VI. Other Allegations

• Indirect Infringement: The complaint alleges that Intel induces infringement of the ’273 Patent by providing documentation, training materials, and source code repositories that instruct and encourage customers and end-users to utilize the accused TCP-BBR functionality (Compl. ¶93).
• Willful Infringement: For the ’273 Patent, the complaint alleges pre-suit knowledge based on multiple U.S. patents and patent applications owned by Intel that cite the ’273 Patent family as relevant prior art, with the earliest cited patent issuing in March 2010 (Compl. ¶92). For the ’901, ’388, ’361, and ’015 patents, willfulness is alleged based on knowledge since at least the service of the original complaint in the action (Compl. ¶116, ¶139, ¶164, ¶183).

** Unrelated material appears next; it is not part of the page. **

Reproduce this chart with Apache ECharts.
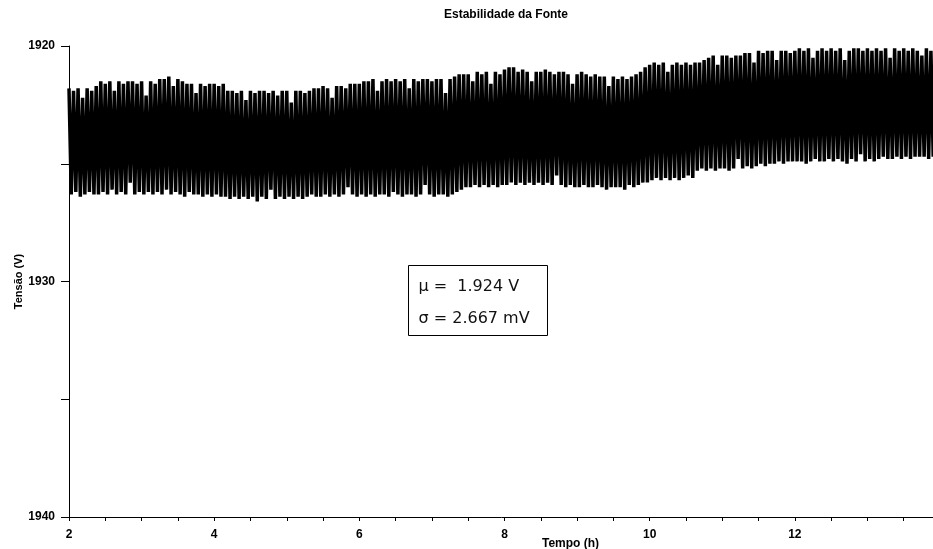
<!DOCTYPE html>
<html>
<head>
<meta charset="utf-8">
<script src="https://cdn.jsdelivr.net/npm/echarts@6/dist/echarts.min.js"></script>
<style>
  html, body { margin: 0; padding: 0; background: #fff; }
  #chart { width: 933px; height: 549px; }
</style>
</head>
<body>
<div id="chart"></div>
<script>
// amostras a cada 1/32 h, começando em t = 2 h
const t0 = 2;
const dt = 1 / 32;

// Tensão, em blocos de 2 h
const tensao2a4 = [
  1921.8, 1926.3, 1921.9, 1926.2, 1921.8, 1926.4, 1922.2, 1926.3, 1921.8, 1926.2, 1921.9, 1926.3, 1921.7, 1926.3, 1921.5, 1926.2,
  1921.6, 1926.3, 1921.5, 1926.1, 1921.9, 1926.3, 1921.5, 1926.2, 1921.6, 1926.3, 1921.5, 1925.8, 1921.5, 1926.3, 1921.6, 1926.2,
  1921.5, 1926.3, 1922.1, 1926.2, 1921.5, 1926.3, 1921.6, 1926.2, 1921.4, 1926.3, 1921.4, 1926.1, 1921.3, 1926.3, 1921.7, 1926.2,
  1921.4, 1926.3, 1921.5, 1926.4, 1921.6, 1926.2, 1921.6, 1926.3, 1922.0, 1926.3, 1921.6, 1926.4, 1921.7, 1926.3, 1921.6, 1926.4
];
const tensao4a6 = [
  1921.6, 1926.3, 1921.7, 1926.4, 1921.6, 1926.4, 1921.9, 1926.5, 1921.9, 1926.4, 1922.0, 1926.5, 1921.9, 1926.4, 1922.3, 1926.5,
  1921.9, 1926.4, 1922.0, 1926.6, 1921.9, 1926.4, 1921.9, 1926.5, 1922.0, 1926.1, 1921.9, 1926.5, 1922.1, 1926.4, 1921.9, 1926.5,
  1921.9, 1926.4, 1922.4, 1926.5, 1921.9, 1926.4, 1921.9, 1926.5, 1922.0, 1926.4, 1921.9, 1926.3, 1921.8, 1926.4, 1921.8, 1926.4,
  1921.7, 1926.3, 1921.8, 1926.4, 1922.2, 1926.3, 1921.7, 1926.4, 1921.7, 1926.3, 1921.8, 1926.0, 1921.6, 1926.3, 1921.6, 1926.4
];
const tensao6a8 = [
  1921.6, 1926.3, 1921.5, 1926.4, 1921.5, 1926.3, 1921.4, 1926.4, 1921.9, 1926.3, 1921.5, 1926.3, 1921.4, 1926.4, 1921.5, 1926.2,
  1921.4, 1926.3, 1921.5, 1926.4, 1921.4, 1926.3, 1921.8, 1926.3, 1921.4, 1926.4, 1921.5, 1926.3, 1921.4, 1925.9, 1921.4, 1926.3,
  1921.5, 1926.4, 1921.4, 1926.3, 1921.4, 1926.3, 1922.0, 1926.4, 1921.4, 1926.3, 1921.3, 1926.2, 1921.2, 1926.1, 1921.2, 1926.0,
  1921.2, 1926.0, 1921.5, 1925.9, 1921.1, 1926.0, 1921.2, 1925.9, 1921.1, 1926.0, 1921.6, 1925.9, 1921.1, 1926.0, 1921.2, 1925.9
];
const tensao8a10 = [
  1921.0, 1925.9, 1920.9, 1925.8, 1920.9, 1925.9, 1921.1, 1925.8, 1921.0, 1925.9, 1921.1, 1925.8, 1921.5, 1925.9, 1921.1, 1925.8,
  1921.1, 1925.9, 1921.0, 1925.8, 1921.1, 1925.9, 1921.2, 1925.5, 1921.1, 1925.9, 1921.1, 1926.0, 1921.2, 1925.9, 1921.6, 1926.0,
  1921.2, 1926.0, 1921.1, 1925.9, 1921.2, 1926.0, 1921.3, 1926.0, 1921.2, 1925.9, 1921.3, 1926.0, 1921.3, 1926.1, 1921.7, 1926.0,
  1921.3, 1926.0, 1921.4, 1926.0, 1921.3, 1926.1, 1921.4, 1925.9, 1921.3, 1926.0, 1921.2, 1925.9, 1921.1, 1925.8, 1920.9, 1925.8
];
const tensao10a12 = [
  1920.8, 1925.7, 1920.7, 1925.6, 1920.8, 1925.7, 1920.7, 1925.6, 1921.1, 1925.7, 1920.8, 1925.6, 1920.7, 1925.7, 1920.8, 1925.6,
  1920.7, 1925.5, 1920.8, 1925.6, 1920.7, 1925.3, 1920.7, 1925.2, 1920.6, 1925.3, 1920.5, 1925.2, 1920.4, 1925.3, 1920.8, 1925.2,
  1920.4, 1925.2, 1920.4, 1925.3, 1920.5, 1925.2, 1920.4, 1924.8, 1920.4, 1925.2, 1920.3, 1925.1, 1920.3, 1925.2, 1920.7, 1925.1,
  1920.2, 1925.0, 1920.3, 1925.1, 1920.2, 1925.0, 1920.2, 1925.0, 1920.6, 1924.9, 1920.2, 1925.0, 1920.2, 1924.9, 1920.3, 1924.9
];
const tensao12a14 = [
  1920.2, 1924.9, 1920.1, 1924.9, 1920.2, 1925.0, 1920.1, 1924.9, 1920.5, 1924.8, 1920.2, 1924.9, 1920.1, 1924.9, 1920.2, 1924.8,
  1920.1, 1924.9, 1920.2, 1924.8, 1920.1, 1924.9, 1920.6, 1925.0, 1920.2, 1924.8, 1920.1, 1924.9, 1920.1, 1924.6, 1920.2, 1924.9,
  1920.1, 1924.8, 1920.2, 1924.9, 1920.1, 1924.8, 1920.2, 1924.7, 1920.1, 1924.8, 1920.5, 1924.8, 1920.1, 1924.7, 1920.2, 1924.8,
  1920.1, 1924.7, 1920.2, 1924.8, 1920.1, 1924.7, 1920.2, 1924.7, 1920.4, 1924.7, 1920.1, 1924.8, 1920.2, 1924.7, 1920.1, 1924.7
];

const yTicks = [1920, 1930, 1940];
const xTicks = [2, 4, 6, 8, 10, 12, 14];
const textoMedia = 'μ =  1.924 V';
const textoDesvio = 'σ = 2.667 mV';

const tensao = [].concat(tensao2a4, tensao4a6, tensao6a8, tensao8a10, tensao10a12, tensao12a14);
let dados = [];
for (let i = 0; i < tensao.length; i++) {
  dados.push([t0 + i * dt, tensao[i]]);
}

const fonteEixo = '"Liberation Sans", Arial, sans-serif';

let option = {
  backgroundColor: '#fff',
  animation: false,
  title: {
    text: 'Estabilidade da Fonte',
    left: 501,
    top: 4,
    textAlign: 'center',
    textStyle: { fontFamily: fonteEixo, fontSize: 12, fontWeight: 'bold', color: '#000' }
  },
  grid: { left: 69, right: -7, top: 46, bottom: 32, containLabel: false, outerBoundsMode: 'none' },
  xAxis: {
    type: 'value',
    min: 2,
    max: 14,
    interval: 0.5,
    name: 'Tempo (h)',
    nameLocation: 'middle',
    nameGap: 21,
    nameMoveOverlap: false,
    nameTextStyle: { fontFamily: fonteEixo, fontSize: 12, fontWeight: 'bold', color: '#000', padding: [0, 0, 0, 132] },
    splitLine: { show: false },
    axisLine: { lineStyle: { color: '#000', width: 1 } },
    axisTick: { inside: false, length: 4, lineStyle: { color: '#000' } },
    axisLabel: {
      color: '#000',
      fontFamily: fonteEixo,
      fontSize: 12,
      fontWeight: 'bold',
      margin: 12,
      formatter: function (v) { return xTicks.indexOf(v) >= 0 ? String(v) : ''; }
    }
  },
  yAxis: {
    type: 'value',
    inverse: true,
    min: 1920,
    max: 1940,
    interval: 5,
    name: 'Tensão (V)',
    nameLocation: 'middle',
    nameGap: 45,
    nameMoveOverlap: false,
    nameRotate: 90,
    nameTextStyle: { fontFamily: fonteEixo, fontSize: 11, fontWeight: 'bold', color: '#000' },
    splitLine: { show: false },
    axisLine: { show: true, lineStyle: { color: '#000', width: 1 } },
    axisTick: { inside: false, length: 8, lineStyle: { color: '#000' } },
    axisLabel: {
      color: '#000',
      fontFamily: fonteEixo,
      fontSize: 12,
      fontWeight: 'bold',
      margin: 14,
      formatter: function (v) { return yTicks.indexOf(v) >= 0 ? String(v) : ''; }
    }
  },
  graphic: [{
    type: 'group',
    left: 408,
    top: 265,
    children: [{
      type: 'rect',
      shape: { x: 0, y: 0, width: 139, height: 70 },
      style: { fill: '#fff', stroke: '#000', lineWidth: 1 }
    }, {
      type: 'text',
      x: 10,
      y: 13,
      style: { text: textoMedia, font: '16px "DejaVu Sans", sans-serif', fill: '#111' }
    }, {
      type: 'text',
      x: 10,
      y: 45,
      style: { text: textoDesvio, font: '16px "DejaVu Sans", sans-serif', fill: '#111' }
    }]
  }],
  series: [{
    name: 'Tensão',
    type: 'line',
    data: dados,
    showSymbol: false,
    symbol: 'none',
    lineStyle: { color: '#000', width: 3.5, join: 'bevel', cap: 'butt' },
    z: 2
  }]
};

const myChart = echarts.init(document.getElementById('chart'));
myChart.setOption(option);
</script>
</body>
</html>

VII. Analyst’s Conclusion: Key Questions for the Case

• A core issue will be one of definitional scope: can the term "transmit timer" from the ’273 Patent, which implies a discrete expiration event, be construed to cover the continuous, rate-based "pacing" mechanism central to the accused TCP-BBR algorithm?
• A key evidentiary question will be one of functional equivalence: does the hardware-based "Tx-Scheduler" in Intel's Ethernet products, designed for general purpose QoS and traffic shaping, perform the specific function of "smoothing delivery by delaying" packets to mitigate TCP acknowledgment bursts as taught by the ’901 Patent, or is there a fundamental mismatch in technical purpose and operation?
• A third central question will concern willfulness: given the complaint's allegations that Intel's own patent portfolio has cited the ’273 patent family as prior art for over a decade, a significant issue will be whether Intel had pre-suit knowledge of that patent, potentially exposing it to claims for enhanced damages.